I usually reserve the tops of a bookshelf for keepsakes. A sketch of my favorite graphic novel character, Scott Pilgrim, as drawn by my friend and illustrator A.J. Chaos, sits proudly alongside my bachelor’s degree from the University of Illinois Springfield. And Boba Fett? Someone has to keep my prized collection safe.

By “prized collection,” I do not mean a mere collection of paper I boast a quirky fondness for. They are old friends, bindings, and their attributable memories hold their real worth. The hard copies we gather take on a life of their own, a uniqueness in their ability to trigger past places, sounds, and people. My copy of Charles Bukowski’s Play the Piano Drunk Like a Percussion Instrument Until the Fingers Begin to Bleed a Bit summons the smell of a Colorado book shop, hail at 6,000 feet above sea level, and a punk band called Lost Years from Gary, Indiana. The band named a song after Bukowski’s poetry collection, this anthem becoming the soundtrack to my honeymoon. It’s beyond cool when art causes these kind of unexpected convergences.

There’s a copy of A Coney Island of the Mind by Lawrence Ferlinghetti I bought because Mary Jo Bang told me to. I was at a book signing of hers hosted at the University of Illinois Springfield. Judy Jordan also visited the same campus during my two years in the Land of Lincoln. A signed edition of her book, Carolina Ghost Woods, lies tucked above Maus. Both Mary and Judy taught me that the greatest heroes are also the most humble.

Sandra Lim’s The Wilderness is suspended precariously above Smaug the Terrible on the cover of a Hobbit edition I have flipped through since I was eleven years old.
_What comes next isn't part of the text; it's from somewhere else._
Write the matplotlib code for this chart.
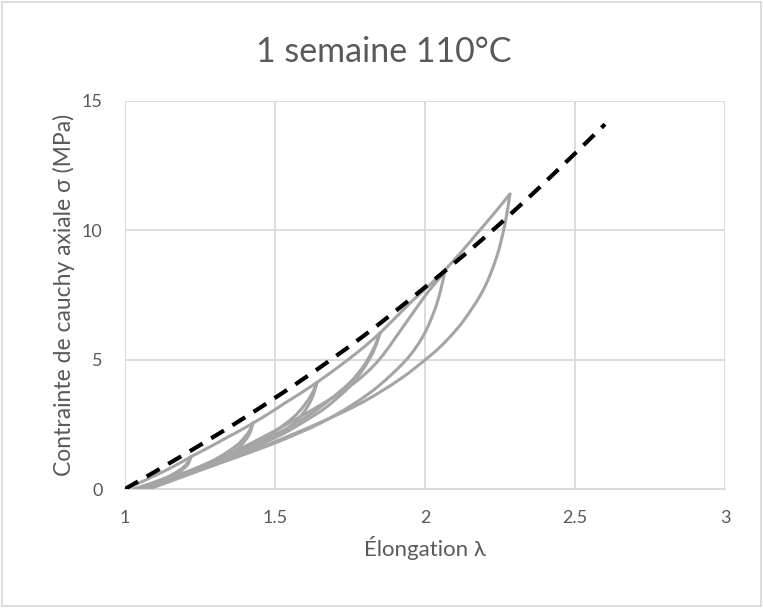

You won’t find Sommer Browning’s Backup Singers on the shelves, because I am too busy eating it up at my bedside. There is a copy of Passion is a Fashion: The Real Story of The Clash that I still need to return to its rightful owner, a book borrowed for at least two years. Or maybe it’s been three.

Music journalism and leaps into band biographies have always pulled at my heart strings. One of my coolest books is Psychotic Reactions and Carburetor Dung by Lester Bangs, given to me by an equally cool John A. Logan College English professor. He wrote inside the cover in May 2010, “I hope the future finds you at the confluence of your two passions: music and writing.” I may not be a music journalist, Matt, but I plan to be a poet.

And to that end, and this blog post’s as well, I have to thank every teacher who has filled my home with unexpected, powerful words. I have wondered into so many emotive journeys, paths I would never have found on my own. Like a Fish by Daniel Crocker, Black Aperture by Matt Rasmussen, The Bat by Jo Nesbo, The Branches, the Axe, the Missing by Charlotte Pence, 420 Characters by Lou Beach, Streets in their Own Ink by Stuart Dybek, Giovanni’s Room by James Baldwin, They Could No Longer Contain Themselves from Rose Metal Press, and all the writing/craft books I leave around the house to stub my toes on.

Jacob L. Cross lives in the southwest suburbs of Chicago. He studied creative writing and publishing at the University of Illinois Springfield, where he served as editor of The Popcorn Farm Literary Journal. His work has been featured in Still: The Journal, The Alchemist Review, and elsewhere. More recently, his poems are due for release in Clash by Night, a poetry anthology inspired by the punk staple, London Calling. He enjoys hiking with his wife, traversing Zelda dungeons, spoiling his dogs, and half-priced sushi.